Databricks SQL type precedence

Databricks SQL uses several rules that govern how conflicts between data types are resolved. At the heart of this conflict resolution is the type precedence list which defines whether values of a given data type can be promoted to another data type implicitly.

Data type Precedence list (from narrowest to widest)
TINYINT TINYINT -> SMALLINT -> INT -> BIGINT -> DECIMAL -> FLOAT- -> DOUBLE
SMALLINT SMALLINT -> INT -> BIGINT -> DECIMAL -> FLOAT (1) -> DOUBLE
INT INT -> BIGINT -> DECIMAL -> FLOAT (1) -> DOUBLE
BIGINT BIGINT -> DECIMAL -> FLOAT (1) -> DOUBLE
DECIMAL DECIMAL -> FLOAT (1) -> DOUBLE
FLOAT FLOAT (1) -> DOUBLE
DOUBLE DOUBLE
DATE DATE -> TIMESTAMP
TIMESTAMP TIMESTAMP
ARRAY ARRAY (2)
BINARY BINARY
BOOLEAN BOOLEAN
INTERVAL INTERVAL
MAP MAP (2)
STRING STRING
STRUCT STRUCT (2)

(1) For least common type resolution FLOAT is skipped to avoid loss of precision.

(2) For a complex type the precedence rule applies recursively to its component elements.

String literals and NULL

Special rules apply for string literals and untyped NULL.

A NULL can be promoted to any other type. A string literal can be promoted to any simple data type.

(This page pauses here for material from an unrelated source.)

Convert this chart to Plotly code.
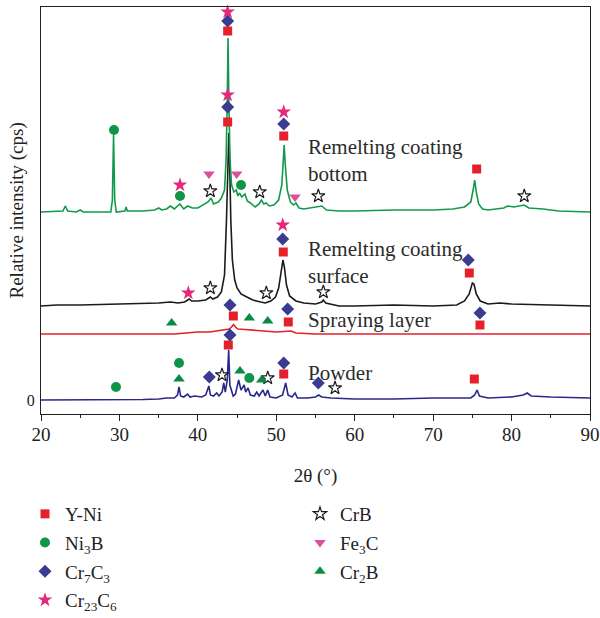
import plotly.graph_objects as go

# ---------------- data (2θ in degrees, intensity in arbitrary offset units) ----------------
bottom_x = [20.0, 22.8, 23.1, 23.4, 24.5, 25.0, 25.4, 28.9, 29.1, 29.25, 29.4, 29.6, 30.7, 30.85, 31.0,
            33.0, 34.5, 35.0, 35.4, 36.0, 36.5, 37.0, 37.7, 38.2, 38.7, 39.3, 40.0, 40.8, 41.3, 41.7,
            42.0, 42.6, 43.0, 43.4, 43.6, 43.75, 43.85, 43.95, 44.1, 44.3, 44.6, 44.9, 45.1, 45.3,
            45.6, 46.0, 46.3, 46.7, 47.3, 47.8, 48.1, 48.4, 48.7, 49.1, 49.7, 50.3, 50.7, 50.9, 51.0,
            51.15, 51.4, 51.8, 52.2, 52.5, 52.9, 53.5, 54.5, 55.3, 55.8, 56.4, 58.0, 60.0, 65.0, 70.0,
            72.5, 74.0, 74.8, 75.1, 75.3, 75.5, 75.8, 76.3, 77.0, 79.0, 79.5, 80.3, 81.0, 81.6, 82.2,
            84.0, 86.0, 90.0]
bottom_y = [188, 189, 194, 189, 188, 190, 188, 188, 200, 265, 200, 188, 189, 193, 189,
            189, 190, 192, 190, 191, 194, 191, 196, 191, 194, 192, 192, 196, 198, 202,
            196, 198, 202, 210, 240, 300, 362, 300, 240, 215, 208, 210, 204, 207,
            203, 206, 199, 197, 193, 196, 200, 196, 197, 194, 195, 200, 215, 240, 255,
            235, 210, 198, 195, 197, 192, 191, 192, 193, 194, 190, 189, 189, 190, 190,
            191, 193, 198, 210, 220, 208, 196, 191, 190, 192, 194, 193, 194, 195, 192,
            191, 189, 188]

surface_x = [20.0, 22.0, 25.0, 30.0, 33.0, 35.0, 36.5, 37.5, 38.3, 38.9, 39.2, 40.0, 41.0, 41.6, 41.9,
             42.5, 43.0, 43.4, 43.65, 43.95, 44.05, 44.2, 44.4, 44.7, 45.0, 45.5, 46.0, 47.0, 48.0,
             48.6, 49.3, 49.9, 50.3, 50.6, 50.85, 51.05, 51.3, 51.7, 52.5, 53.5, 55.0, 55.8, 56.0,
             56.3, 58.0, 60.0, 65.0, 70.0, 73.0, 74.0, 74.6, 75.0, 75.2, 75.5, 76.0, 77.0, 78.5,
             80.0, 85.0, 90.0]
surface_y = [94, 95, 95, 96, 96, 97, 98, 97, 98, 101, 99, 99, 100, 103, 101,
             103, 108, 125, 180, 267, 240, 180, 140, 120, 112, 106, 104, 100, 98,
             97, 99, 103, 112, 125, 140, 132, 115, 104, 99, 97, 96, 98, 100,
             97, 94, 94, 95, 94, 95, 99, 106, 117, 116, 106, 99, 96, 97,
             96, 95, 94]

spray_x = [20.0, 25.0, 30.0, 35.0, 37.0, 38.5, 40.0, 41.5, 42.5, 43.5, 44.0, 44.3, 44.55, 44.8,
           45.1, 46.0, 47.0, 48.0, 50.0, 51.9, 52.5, 55.0, 60.0, 70.0, 80.0, 90.0]
spray_y = [66, 66, 66, 66, 66, 67, 68, 68, 69, 70, 71, 73, 75.5, 73,
           71, 70.5, 70, 69, 68, 69, 67, 66, 66, 66, 66, 66]

powder_x = [20.0, 25.0, 30.0, 33.0, 35.0, 36.0, 37.0, 37.4, 37.6, 37.8, 38.2, 38.7, 39.0, 39.6, 40.5,
            41.0, 41.4, 41.6, 42.0, 42.4, 42.7, 43.1, 43.3, 43.5, 43.75, 43.93, 44.08, 44.3, 44.5,
            44.8, 45.2, 45.5, 45.9, 46.1, 46.4, 46.7, 47.2, 47.5, 47.8, 48.3, 48.6, 48.9, 49.2,
            50.0, 50.8, 51.2, 51.5, 52.0, 52.4, 52.7, 54.0, 55.0, 55.4, 55.8, 57.0, 60.0, 65.0,
            70.0, 73.0, 74.8, 75.3, 75.6, 75.9, 77.0, 80.0, 81.5, 82.0, 82.5, 85.0, 90.0]
powder_y = [0, 0, 0, 0.5, 1, 2, 2, 5, 13, 4, 3, 6, 3, 4, 3,
            5, 14, 5, 4, 7, 4, 8, 17, 8, 20, 50, 15, 8, 4,
            6, 20, 10, 15, 8, 12, 5, 4, 8, 4, 10, 4, 10, 3,
            2, 5, 17, 5, 3, 7, 2, 2, 3, 5, 3, 2, 1, 1,
            2, 2, 2, 5, 10, 4, 2, 3, 5, 7, 4, 3, 2]

# phase marker positions (2θ, offset intensity)
yni_x = [43.80, 43.80, 50.95, 75.55, 50.89, 74.61, 44.52, 51.53, 75.97, 43.88, 50.95, 75.25]
yni_y = [369, 278, 264, 231, 148, 127, 84, 78, 75, 55, 26, 21]
ni3b_x = [29.31, 37.72, 45.50, 29.56, 37.60, 46.56]
ni3b_y = [270, 204, 215, 13, 37, 22]
cr7c3_x = [43.80, 43.80, 50.95, 50.82, 74.48, 44.10, 51.45, 75.97, 41.46, 44.10, 50.95, 55.36]
cr7c3_y = [379, 293, 276, 161, 140, 95, 91, 87, 23, 65, 37, 17]
cr23c6_x = [43.80, 43.80, 50.95, 37.72, 38.78, 50.82]
cr23c6_y = [388, 305, 288, 215, 107, 175]
crb_x = [41.59, 47.89, 55.36, 81.62, 41.59, 48.73, 56.00, 43.08, 48.91, 57.49]
crb_y = [209, 208, 204, 204, 112, 107, 108, 25, 22, 12]
fe3c_x = [41.42, 44.95, 52.39]
fe3c_y = [226, 226, 203]
cr2b_x = [36.66, 46.56, 48.91, 37.60, 45.37, 48.14]
cr2b_y = [77, 82, 79, 21, 29, 20]

curve_labels = ["Remelting coating<br>bottom", "Remelting coating<br>surface", "Spraying layer", "Powder"]
label_x = [53.8, 53.8, 53.8, 53.8]
label_y = [239.5, 137.5, 80, 27]

x_ticks = [20, 30, 40, 50, 60, 70, 80, 90]

# ---------------- figure ----------------
FONT = "Liberation Serif, Times New Roman, serif"
fig = go.Figure()

for xs, ys, col in [(powder_x, powder_y, "#2a2889"), (spray_x, spray_y, "#e3202a"),
                    (surface_x, surface_y, "#1b1b1b"), (bottom_x, bottom_y, "#129a4a")]:
    fig.add_trace(go.Scatter(x=xs, y=ys, mode="lines", line=dict(color=col, width=1.6),
                             showlegend=False, hoverinfo="skip"))

phases = [
    ("Y-Ni", yni_x, yni_y, "square", "#e4212a", 9, "legend"),
    ("Ni<sub>3</sub>B", ni3b_x, ni3b_y, "circle", "#109548", 10, "legend"),
    ("Cr<sub>7</sub>C<sub>3</sub>", cr7c3_x, cr7c3_y, "diamond", "#3a3c92", 10, "legend"),
    ("Cr<sub>23</sub>C<sub>6</sub>", cr23c6_x, cr23c6_y, "star", "#e5287a", 11, "legend"),
    ("CrB", crb_x, crb_y, "star-open", "#1a1a1a", 10, "legend2"),
    ("Fe<sub>3</sub>C", fe3c_x, fe3c_y, "triangle-down", "#d9519b", 10, "legend2"),
    ("Cr<sub>2</sub>B", cr2b_x, cr2b_y, "triangle-up", "#0b8a45", 10, "legend2"),
]
for i, (name, xs, ys, sym, col, size, lg) in enumerate(phases):
    mk = dict(symbol=sym, color=col, size=size, line=dict(width=0))
    if sym == "star-open":
        mk = dict(symbol=sym, color=col, size=size, line=dict(width=1.2, color=col))
    fig.add_trace(go.Scatter(x=xs, y=ys, mode="markers", name=name, marker=mk,
                             legend=lg, legendgroup="g%d" % i, cliponaxis=False))

for t, ax, ay in zip(curve_labels, label_x, label_y):
    fig.add_annotation(x=ax, y=ay, text=t, showarrow=False, xanchor="left", yanchor="middle",
                       align="left", font=dict(family=FONT, size=21, color="#2b2b2b"))

# y-axis title (rotated, paper-referenced, left of the frame)
fig.add_annotation(x=-(41 - 16) / 549, y=0.5, xref="paper", yref="paper", xanchor="center",
                   yanchor="middle", text="Relative intensity (cps)", textangle=-90,
                   showarrow=False, font=dict(family=FONT, size=19, color="#222"))

fig.update_layout(
    width=600, height=618,
    margin=dict(l=41, r=10, t=7, b=204, autoexpand=False),
    paper_bgcolor="white", plot_bgcolor="white",
    font=dict(family=FONT, size=19, color="#222"),
    legend=dict(x=25 / 600, y=(618 - 495) / 618, xref="container", yref="container",
                xanchor="left", yanchor="top", bgcolor="rgba(0,0,0,0)",
                font=dict(family=FONT, size=19), tracegroupgap=1, itemwidth=30),
    legend2=dict(x=300 / 600, y=(618 - 495) / 618, xref="container", yref="container",
                 xanchor="left", yanchor="top", bgcolor="rgba(0,0,0,0)",
                 font=dict(family=FONT, size=19), tracegroupgap=1, itemwidth=30),
)
fig.update_xaxes(range=[20, 90], tickvals=x_ticks, ticks="outside", ticklen=6, tickwidth=1.2,
                 tickcolor="#222", showline=True, linecolor="#222", linewidth=1.2, mirror=True,
                 showgrid=False, zeroline=False, tickfont=dict(family=FONT, size=19),
                 automargin=True, ticklabelstandoff=-3,
                 minor=dict(dtick=5, ticks="outside", ticklen=3, tickcolor="#222", tickwidth=1.2),
                 title=dict(text="2θ (°)", font=dict(family=FONT, size=19), standoff=24))
fig.update_yaxes(range=[-14, 393], tickvals=[0], ticktext=["0"], ticks="", showline=True,
                 linecolor="#222", linewidth=1.2, mirror=True, showgrid=False, zeroline=False,
                 tickfont=dict(family=FONT, size=16), automargin=True, ticklabelstandoff=2)

fig.write_html("out.html")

This is a graphical depiction of the precedence hierarchy:

Graphical representation of precedence rules

Least common type resolution

The least common type from a set of types is the narrowest type reachable from the precedence list by all elements of the set of types.

The least common type resolution is used to:

  • Decide whether a function expecting a parameter of a type can be invoked using an argument of a narrower type.
  • Derive the argument type for functions which expect a shared argument type for multiple parameters, such as coalesce, least, or greatest.
  • Derive the operand types for operators such as arithmetic operations or comparisons.
  • Derive the result type for expressions such as the case expression.
  • Derive the element, key, or value types for array and map constructors.

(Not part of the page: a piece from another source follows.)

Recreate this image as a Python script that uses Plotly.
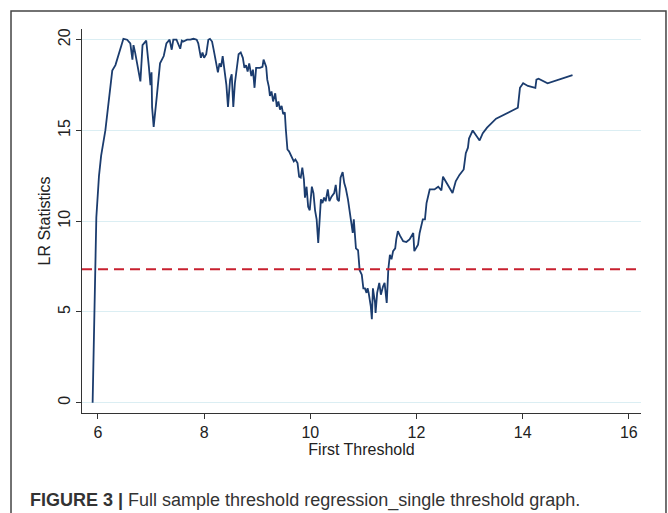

Special rules are applied if the least common type resolves to FLOAT:

If any of the contributing types is INT, BIGINT, or DECIMAL the least common type is pushed to DOUBLE to avoid potential loss of digits.

Examples

The coalesce function (Databricks SQL) accepts any set of argument types as long as they share a least common type.

The result type is the least common type of the arguments.

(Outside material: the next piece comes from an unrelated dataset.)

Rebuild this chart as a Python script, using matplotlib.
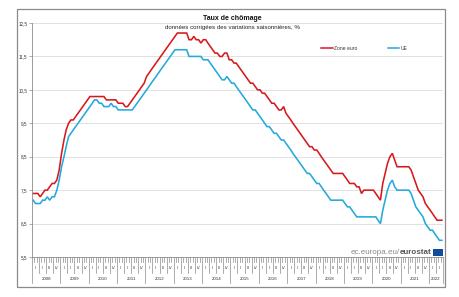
import numpy as np
import pandas as pd
import matplotlib
matplotlib.use("Agg")
import matplotlib.pyplot as plt
import matplotlib.dates as mdates
from matplotlib.lines import Line2D
from matplotlib.patches import Rectangle

plt.rcParams["font.family"] = ["Liberation Sans", "DejaVu Sans"]

# ── Data (monthly, Jan 2008 – Jun 2022) ──────────────────────────────────────
zone_euro = [
    7.4, 7.4, 7.4, 7.3, 7.4, 7.5, 7.5, 7.6, 7.7, 7.7, 7.8, 8.1,          # 2008
    8.6, 9.0, 9.3, 9.5, 9.6, 9.6, 9.7, 9.8, 9.9, 10.0, 10.1, 10.2,       # 2009
    10.3, 10.3, 10.3, 10.3, 10.3, 10.3, 10.3, 10.2, 10.2, 10.2, 10.2, 10.2,  # 2010
    10.1, 10.1, 10.1, 10.0, 10.0, 10.1, 10.2, 10.3, 10.4, 10.5, 10.6, 10.7,  # 2011
    10.9, 11.0, 11.1, 11.2, 11.3, 11.4, 11.5, 11.6, 11.7, 11.8, 11.9, 12.0,  # 2012
    12.1, 12.2, 12.2, 12.2, 12.2, 12.2, 12.0, 12.0, 12.1, 12.0, 12.0, 11.9,  # 2013
    12.0, 12.0, 11.9, 11.8, 11.7, 11.6, 11.6, 11.5, 11.5, 11.6, 11.6, 11.4,  # 2014
    11.4, 11.3, 11.3, 11.2, 11.1, 11.0, 10.9, 10.8, 10.7, 10.7, 10.6, 10.5,  # 2015
    10.5, 10.4, 10.4, 10.3, 10.2, 10.1, 10.1, 10.0, 9.9, 9.9, 10.0, 9.8,     # 2016
    9.7, 9.6, 9.5, 9.4, 9.3, 9.2, 9.1, 9.0, 8.9, 8.8, 8.8, 8.7,          # 2017
    8.7, 8.6, 8.5, 8.4, 8.3, 8.2, 8.1, 8.0, 8.0, 8.0, 8.0, 8.0,          # 2018
    7.9, 7.8, 7.7, 7.7, 7.7, 7.6, 7.6, 7.4, 7.5, 7.5, 7.5, 7.5,          # 2019
    7.5, 7.4, 7.3, 7.2, 7.7, 8.0, 8.3, 8.5, 8.6, 8.4, 8.2, 8.2,          # 2020
    8.2, 8.2, 8.2, 8.2, 8.1, 7.9, 7.7, 7.5, 7.4, 7.3, 7.1, 7.0,          # 2021
    6.9, 6.8, 6.7, 6.6, 6.6, 6.6,                                        # 2022
]
ue = [
    7.2, 7.1, 7.1, 7.1, 7.2, 7.2, 7.3, 7.2, 7.3, 7.3, 7.5, 7.8,          # 2008
    8.2, 8.5, 8.8, 9.1, 9.2, 9.3, 9.4, 9.5, 9.6, 9.7, 9.8, 9.9,          # 2009
    10.0, 10.1, 10.2, 10.2, 10.1, 10.1, 10.0, 10.0, 10.0, 10.1, 10.0, 10.0,  # 2010
    9.9, 9.9, 9.9, 9.9, 9.9, 9.9, 9.9, 10.0, 10.1, 10.2, 10.3, 10.4,     # 2011
    10.5, 10.6, 10.7, 10.8, 10.9, 11.0, 11.1, 11.2, 11.3, 11.4, 11.5, 11.6,  # 2012
    11.7, 11.7, 11.7, 11.7, 11.7, 11.7, 11.5, 11.5, 11.5, 11.5, 11.5, 11.5,  # 2013
    11.4, 11.4, 11.4, 11.3, 11.2, 11.1, 11.0, 10.9, 10.8, 10.8, 10.9, 10.8,  # 2014
    10.7, 10.7, 10.6, 10.5, 10.4, 10.3, 10.2, 10.1, 10.0, 9.9, 9.9, 9.8,     # 2015
    9.7, 9.6, 9.5, 9.4, 9.4, 9.3, 9.2, 9.2, 9.1, 9.0, 9.0, 8.9,          # 2016
    8.8, 8.7, 8.6, 8.5, 8.4, 8.3, 8.2, 8.1, 8.0, 8.0, 7.9, 7.8,          # 2017
    7.7, 7.7, 7.6, 7.5, 7.4, 7.3, 7.2, 7.2, 7.2, 7.2, 7.2, 7.2,          # 2018
    7.1, 7.0, 7.0, 6.9, 6.8, 6.7, 6.7, 6.7, 6.7, 6.7, 6.7, 6.7,          # 2019
    6.7, 6.7, 6.6, 6.5, 6.9, 7.2, 7.5, 7.7, 7.8, 7.6, 7.5, 7.5,          # 2020
    7.5, 7.5, 7.5, 7.5, 7.4, 7.2, 7.0, 6.9, 6.8, 6.7, 6.5, 6.4,          # 2021
    6.3, 6.3, 6.2, 6.1, 6.0, 6.0,                                        # 2022
]
years = list(range(2008, 2023))
quarters = ["I", "II", "III", "IV"]
y_ticks = [5.5, 6.5, 7.5, 8.5, 9.5, 10.5, 11.5, 12.5]

RED = "#d7191c"
BLUE = "#25a9dc"
GREY = "#8c8c8c"

months = pd.date_range("2008-01-01", periods=len(zone_euro), freq="MS")
x = months + pd.Timedelta(days=15)
x_end = pd.Timestamp("2022-07-01")

# ── Figure ───────────────────────────────────────────────────────────────────
W, H = 460, 297
fig = plt.figure(figsize=(W / 100, H / 100), dpi=100)
fig.patches.append(Rectangle((17 / W, 1 - 287 / H), 428 / W, 278 / H,
                             transform=fig.transFigure, fill=False,
                             ec="#8a8a8a", lw=0.9))

ax_h = 234
ax = fig.add_axes([32 / W, 1 - 257 / H, 411 / W, ax_h / H])
ax.plot(x, zone_euro, color=RED, lw=1.15, solid_joinstyle="miter")
ax.plot(x, ue, color=BLUE, lw=1.15, solid_joinstyle="miter")

ax.set_xlim(months[0], x_end)
ax.set_ylim(5.5, 12.5)
ax.set_yticks(y_ticks)
ax.set_yticklabels([f"{v:.1f}".replace(".", ",") for v in y_ticks])
ax.tick_params(axis="y", length=2, width=0.5, color=GREY, labelsize=3.3,
               pad=1.2, labelcolor="#333333")
ax.set_xticks([])
ax.grid(axis="y", color="#dcdcdc", lw=0.6)
ax.set_axisbelow(True)
for s in ("top", "right"):
    ax.spines[s].set_visible(False)
for s in ("left", "bottom"):
    ax.spines[s].set_color(GREY)
    ax.spines[s].set_linewidth(0.6)

# ── Ruler-style time axis ────────────────────────────────────────────────────
trans = ax.get_xaxis_transform()
edges = pd.date_range(months[0], x_end, freq="MS")
for d in edges:
    xd = mdates.date2num(d)
    if d.month == 1 or d == x_end:
        ln = 26
    elif d.month in (4, 7, 10):
        ln = 16
    else:
        ln = 5
    ax.plot([xd, xd], [0, -ln / ax_h], transform=trans, color=GREY,
            lw=0.5, clip_on=False)

for yr in years:
    for qi, q in enumerate(quarters):
        q_start = pd.Timestamp(yr, 3 * qi + 1, 1)
        if q_start >= x_end:
            break
        q_mid = q_start + pd.Timedelta(days=45)
        ax.text(mdates.date2num(q_mid), -11 / ax_h, q, transform=trans,
                ha="center", va="center", fontsize=2.8, color="#333333")
    y_start = pd.Timestamp(yr, 1, 1)
    y_stop = min(pd.Timestamp(yr + 1, 1, 1), x_end)
    y_mid = y_start + (y_stop - y_start) / 2
    ax.text(mdates.date2num(y_mid), -21.5 / ax_h, str(yr), transform=trans,
            ha="center", va="center", fontsize=3.2, color="#333333")

# ── Titles ───────────────────────────────────────────────────────────────────
fig.text(232 / W, 1 - 19 / H, "Taux de chômage", ha="center", va="center",
         fontsize=5.0, fontweight="bold", color="#111111")
fig.text(232 / W, 1 - 27.3 / H,
         "données corrigées des variations saisonnières, %",
         ha="center", va="center", fontsize=4.4, color="#222222")

# ── Legend ───────────────────────────────────────────────────────────────────
ly = 1 - 48 / H
fig.add_artist(Line2D([321.5 / W, 333 / W], [ly, ly], color=RED, lw=1.1))
fig.text(334.5 / W, ly, "Zone euro", ha="left", va="center", fontsize=3.6,
         color="#333333")
fig.add_artist(Line2D([388 / W, 399.5 / W], [ly, ly], color=BLUE, lw=1.1))
fig.text(401 / W, ly, "UE", ha="left", va="center", fontsize=3.6,
         color="#333333")

# ── Source mark ──────────────────────────────────────────────────────────────
t1 = fig.text(432 / W, 1 - 252.5 / H, "eurostat", ha="right", va="center",
              fontsize=5.8, fontweight="bold", color="#555555")
fig.text(0, 0, "ec.europa.eu/", ha="right", va="bottom", fontsize=5.8,
         color="#8a8a8a", transform=t1.get_transform())
fig.canvas.draw()
bb = t1.get_window_extent()
fig.texts[-1].set_position(((bb.x0 - 0.3) / W, bb.y0 / H))
fig.texts[-1].set_transform(fig.transFigure)
fig.patches.append(Rectangle((433 / W, 1 - 256 / H), 10 / W, 7 / H,
                             transform=fig.transFigure, fc="#124a9c",
                             ec="none"))

fig.savefig("out.png", dpi=100)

> SELECT typeof(coalesce(1Y, 1L, NULL));
  BIGINT

> SELECT typeof(coalesce(1, DATE'2020-01-01'));
Error: Incompatible types [INT, DATE]

> SELECT typeof(coalesce(ARRAY(1Y), ARRAY(1L)))
  ARRAY<BIGINT>

> SELECT typeof(coalesce(1, 1F))
  DOUBLE

> SELECT typeof(coalesce(1L, 1F))
  DOUBLE

> SELECT (typeof(coalesce(1BD, 1F))
  DOUBLE

The substring function (Databricks SQL) expects arguments of type INT for the start and length parameters.

> SELECT substring('hello', 1Y, 2);
he

> SELECT substring('hello', 1, 2);
He

> SELECT substring('hello', '1', 2);
he

> SELECT substring('hello', 1L, 2);
Error: Argument 2 requires an INT type.

> SELECT substring('hello', str, 2)
  FROM VALUES(CAST('1' AS STRING)) AS T(str);
Error: Argument 2 requires an INT type.